Но факты, особенно касающиеся близкого тебе человека, которого ты хорошо знал, вызывали сомнения. Скажем, у меня была тетя, которая жила в Рублеве. Муж ее заведовал там обозным хозяйством Рублевской госстанции. Он был членом партии. Его арестовывают, и он пропадает. Я никак не мог поверить, что дядя Коля, добрейшей души человек, мог быть врагом народа! А потом, как там быть врагом народа – на Рублевской станции, да еще человеку, которые заведовал телегами, лошадьми, небольшим хозяйством? Трудно было в это поверить…
Школьные годы
На время коллективизации приходится моя учеба в школе. До школы читать меня пыталась научить сестра Татьяна. Но дальше слова «мама» я не продвинулся. Пользуясь любым случаем, я удирал от нее. Зато, когда я пошел в школу, уроки сестры мне пригодились. Через неделю я уже свободно читал – видимо, созрел для этого. И чтение стало самым любимым занятием моей юности.
В школу я пошел в восемь лет к той же Вере Васильевне. Когда я был уже в третьем классе, к нам прислали другую, молодую учительницу – жену того самого человека, который служил в охране Кремля. Молодая учительница оказалась под стать своей свекрови. Она выдавила Веру Васильевну из школы. Закончился учебный год, и Веру Васильевну уволили. Но я учился хорошо при всех преподавателях.
Математика мне давалась легко. Я любил геометрию, а особенно стереометрию. Для меня каждая задача была интереснейшим ребусом. Как сейчас помню, незадолго до 1 сентября я получил учебники, открыл задачник и за два вечера перерешал все задачи по стереометрии.
Среднюю школу я заканчивал в Тушине. Первоначально мы учились в бараке, но в 1936 году здесь построили двухэтажную кирпичную школу, и нас перевели в это новое здание. Это был настоящий дворец: светлые классы, новые парты, огромные, под потолок, окна, широкие коридоры.
Я уговорил мать пойти на родительское собрание и посмотреть новую школу. Мать пришла за полчаса до собрания. Я поставил ей стул около класса, чтобы она не очень утомилась, так как здоровье у нее стало совсем плохим.
При знакомстве выяснилось, что директор школы Александр Николаевич Абрамов, член партии, солидный человек, – старинный мамин знакомый. Раньше он заведовал начальной школой в Митине и одновременно руководил в Рождественской церкви хором. Мой дед, построивший эту церковь, был старостой в ней и два раза в год давал Абрамову отрез на костюм в качестве платы за этот хор.
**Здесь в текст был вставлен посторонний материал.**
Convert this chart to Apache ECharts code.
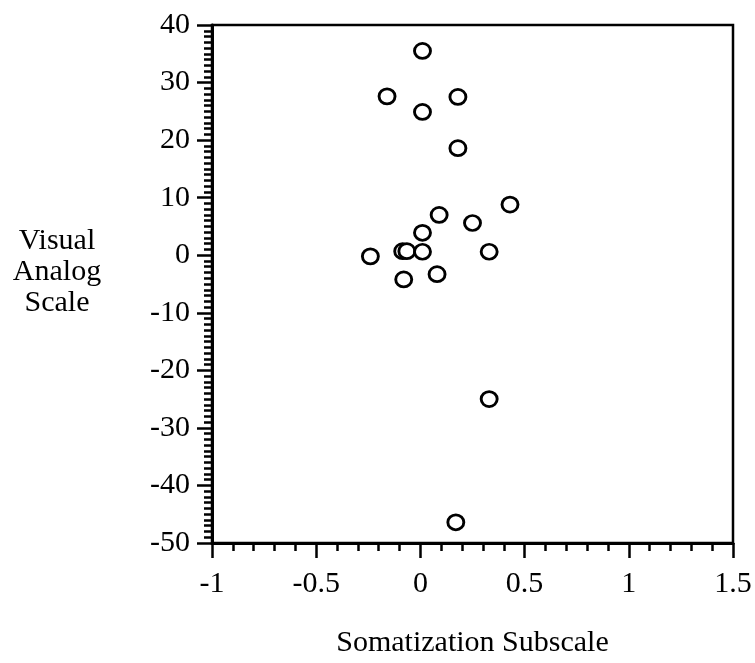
<!DOCTYPE html>
<html>
<head>
<meta charset="utf-8">
<script src="https://cdn.jsdelivr.net/npm/echarts@6/dist/echarts.min.js"></script>
<style>
  html, body { margin: 0; padding: 0; background: #fff; }
  #chart { width: 755px; height: 663px; }
</style>
</head>
<body>
<div id="chart"></div>
<script>
// Somatization subscale score vs. visual analog scale change
const somatization = [0.01, -0.16, 0.18, 0.01, 0.18, 0.09, 0.25, 0.01, -0.24, -0.085, -0.065, 0.01, 0.33, -0.08, 0.08, 0.43, 0.33, 0.17];
const visualAnalog = [35.5, 27.6, 27.5, 24.9, 18.6, 7.0, 5.6, 3.9, -0.2, 0.7, 0.7, 0.6, 0.6, -4.2, -3.3, 8.8, -25.0, -46.4];

const xTicks = { min: -1, max: 1.5, step: 0.5 };
const yTicks = { min: -50, max: 40, step: 10 };

const xTitle = 'Somatization Subscale';
const yTitle = 'Visual\nAnalog\nScale';

const points = somatization.map((x, i) => [x, visualAnalog[i]]);

const FONT = 'Liberation Serif, Times New Roman, serif';
const chart = echarts.init(document.getElementById('chart'), null, { renderer: 'canvas' });

const axisCommon = {
  type: 'value',
  axisLine: { show: true, onZero: false, lineStyle: { color: '#000', width: 3 } },
  axisTick: { show: true, inside: false, length: 15, lineStyle: { color: '#000', width: 2.5 } },
  minorTick: { show: true, length: 8, lineStyle: { color: '#000', width: 2.5 } },
  splitLine: { show: false },
  minorSplitLine: { show: false },
  axisLabel: { color: '#000', fontFamily: FONT, fontSize: 30 }
};

chart.setOption({
  animation: false,
  backgroundColor: '#fff',
  grid: {
    left: 212, right: 22, top: 25, bottom: 119,
    show: true, borderColor: '#000', borderWidth: 2.5, backgroundColor: 'transparent'
  },
  xAxis: Object.assign({}, axisCommon, {
    min: xTicks.min, max: xTicks.max, interval: xTicks.step,
    minorTick: Object.assign({}, axisCommon.minorTick, { splitNumber: 5 }),
    axisLabel: Object.assign({}, axisCommon.axisLabel, { margin: 26 }),
    name: xTitle,
    nameLocation: 'middle',
    nameGap: 100,
    nameTextStyle: { color: '#000', fontFamily: FONT, fontSize: 30, verticalAlign: 'middle', align: 'center' }
  }),
  yAxis: Object.assign({}, axisCommon, {
    min: yTicks.min, max: yTicks.max, interval: yTicks.step,
    minorTick: Object.assign({}, axisCommon.minorTick, { splitNumber: 10 }),
    axisLabel: Object.assign({}, axisCommon.axisLabel, { margin: 22 })
  }),
  // three-line vertical axis title, set horizontally to the left of the plot
  graphic: [{
    type: 'text',
    x: 57,
    y: 226,
    style: {
      text: yTitle,
      fill: '#000',
      fontFamily: FONT,
      fontSize: 30,
      lineHeight: 31,
      align: 'center',
      verticalAlign: 'top'
    }
  }],
  series: [{
    type: 'scatter',
    data: points,
    symbol: 'circle',
    symbolSize: [16, 15],
    itemStyle: { color: '#fff', borderColor: '#000', borderWidth: 2.8, opacity: 1 },
    emphasis: { disabled: true }
  }]
});
</script>
</body>
</html>
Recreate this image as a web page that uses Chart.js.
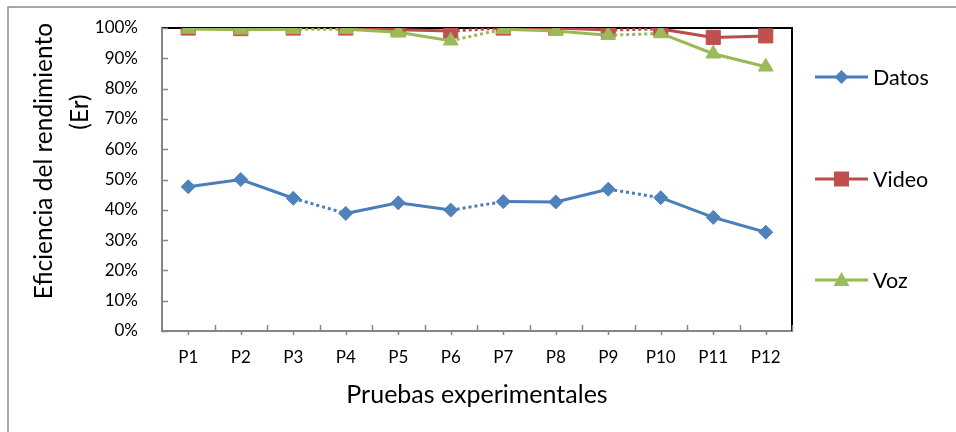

Александр Николаевич сватался к моей матери. Она была младшей дочерью, и мой дед в ней души не чаял и не отпускал от себя, хотя ей было уже двадцать шесть лет. Абрамов ему нравился. Но выбор оставил за дочерью. Его смущало то обстоятельство, что жених был «чужак»: в деревне не знали его корней. Мать решила не выходить замуж за «чужака». Потом она встретила строгинского Григория Егорычева, который был на два года моложе ее. У того корни были здешние, да и понравился он ей больно.
Эта встреча матери с юностью состоялась в 1936 году. В следующем году мама умерла. Я учился тогда в девятом классе.
Учился я с удовольствием. Мать никогда не смотрела мой дневник: знала, что там все в порядке. Мне очень нравились уроки литературы. Множество стихотворений я знал наизусть, а память у меня была превосходная. Учительницей литературы была у нас Ольга Прокофьевна Яхлакова. В годы Гражданской войны она служила в политотделе Первой Конной армии Буденного. Ольга Прокофьевна была очень хорошим педагогом и старалась привить нам свою любовь к литературе.